Lib Dems deliver Income Tax cut for 43,300 people in East Dunbartonshire – Jo

Local MP Jo Swinson has hailed the 6 April Income Tax cut as a giant leap towards the Liberal Democrat goal of a fairer tax system.

On 6 April 2013, the Personal Allowance will be raised to £9,440 – the largest rise in the Personal Allowance ever. This means that 43,300 ordinary basic rate taxpayers in East Dunbartonshire will see their Income Tax cut for the third year in a row. That will bring the total Income Tax cut since Labour’s time in government to £600.

Thanks to this rise in the point at which you start to pay Income Tax, the number of the lowest paid people who have been lifted out of paying any Income Tax will reach 3000.

Commenting, Jo said:

“This Income Tax cut is real help for ordinary people in these difficult times. It is evidence of how in the Coalition Government, the Liberal Democrat priority is to create a fairer society and a stronger economy, enabling everyone to get on in life.

“Labour increased taxes for lower paid workers by doubling the 10p tax rate and now stand on the side-lines denying their responsibility for the economic mess they created. It shows people still can’t trust them to make the right decisions on the economy.
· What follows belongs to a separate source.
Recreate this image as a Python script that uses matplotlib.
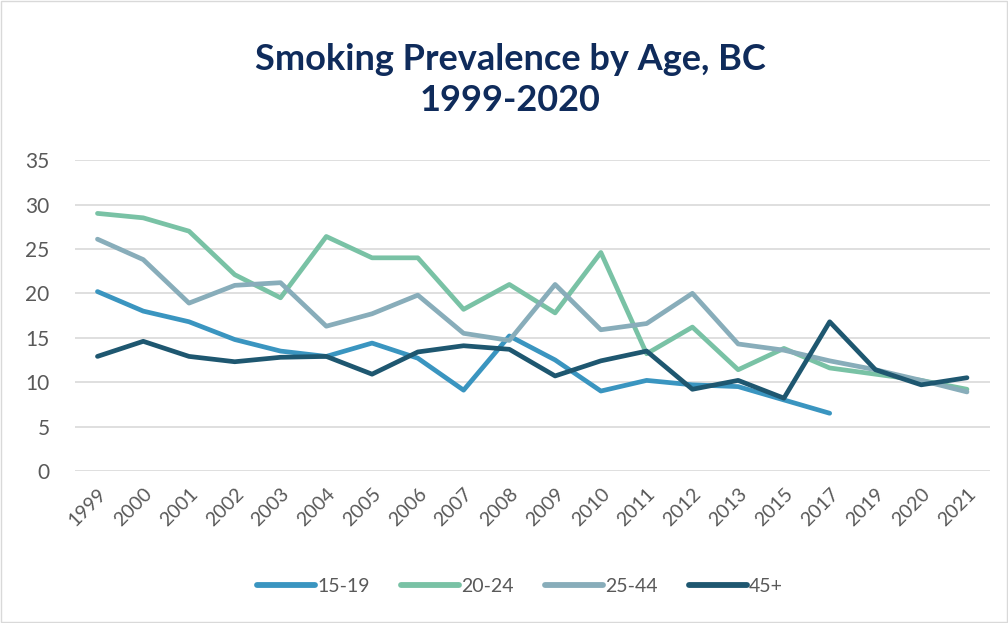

“At the same time, we know that you can’t trust the Tories to deliver a fairer society. It is thanks to Liberal Democrats that 24m basic rate taxpayers are getting an Income Tax cut on 6 April. At the same time, Liberal Democrats in the Coalition are cracking down on tax avoidance and ensuring the wealthy pay their fair share.

“That we Liberal Democrats are working hard in East Dunbartonshire to deliver both a stronger economy and a fairer society is clear too.  Getting people into work locally is a priority and thanks to my Get East Dunbartonshire Working initiative more than 100 work and training opportunities were created in the area.”

Further Information

The Personal Allowance, also known as the Income Tax threshold, will rise to £9,440 on 6 April 2013, up from £6,475 under Labour. It will rise to £10,000 in April 2014.

In the early 1970s, the Personal Allowance was worth around 28% of average earnings. By 2010 that had dropped to around 20% as wages had outpaced the increase in the Allowance.

Other measures coming into effect this April are:

1 April: Mansion Tax for tax dodgers: From April 1st, those who wrap up their properties in companies to avoid tax will have to pay a Mansion Tax of up to £140,000 every year and they will now have to pay 28% Capital Gains Tax on any profits when they are sold. Labour’s tax dodgers’ charter allowed multi-millionaires to use complex tax wheezes to buy expensive properties and avoid paying their fair share of tax. The Coalition has already introduced a 15% stamp duty on the purchase of homes worth over £2m by certain companies.

1 April: Private Jet Levy: Liberal Democrats want to ensure that pollution for flying is properly taxed. But under Labour’s rules, families going away on their holidays paid more tax for flying than millionaires using their private jets. From April 1st, Air Passenger Duty has been extended to private jets and smaller aircraft. A new higher rate of tax will also be payable on flights aboard luxury aircrafts of 20 tonnes and above with fewer than 19 seats.

6 April: Tycoon Tax: We are stopping the wealthiest people in society from exploiting Labour’s tax loopholes by introducing a tycoon tax to put a cap on previously unlimited income tax reliefs. Tax reliefs exist for good reasons, to promote activities such as business and investment. But it is unfair that reliefs can be used without limit to reduce tax liabilities, so that some taxpayers with very high incomes have very low tax rates. Individuals will be limited to the greater of £50,000 or 25 per cent of their income in tax relief. Tax relief on charitable donations will be exempt.

8 April: State Pension “Triple Lock”: the full basic State Pension will increase by 2.5%, or £2.70 a week, to £110.15 per week. In April 2012, the triple lock ensured pensioners benefited from the largest ever increase to the basic State Pension of £5.30 per week. Now the basic State Pension represents a higher share of average earnings than at any time since 1992.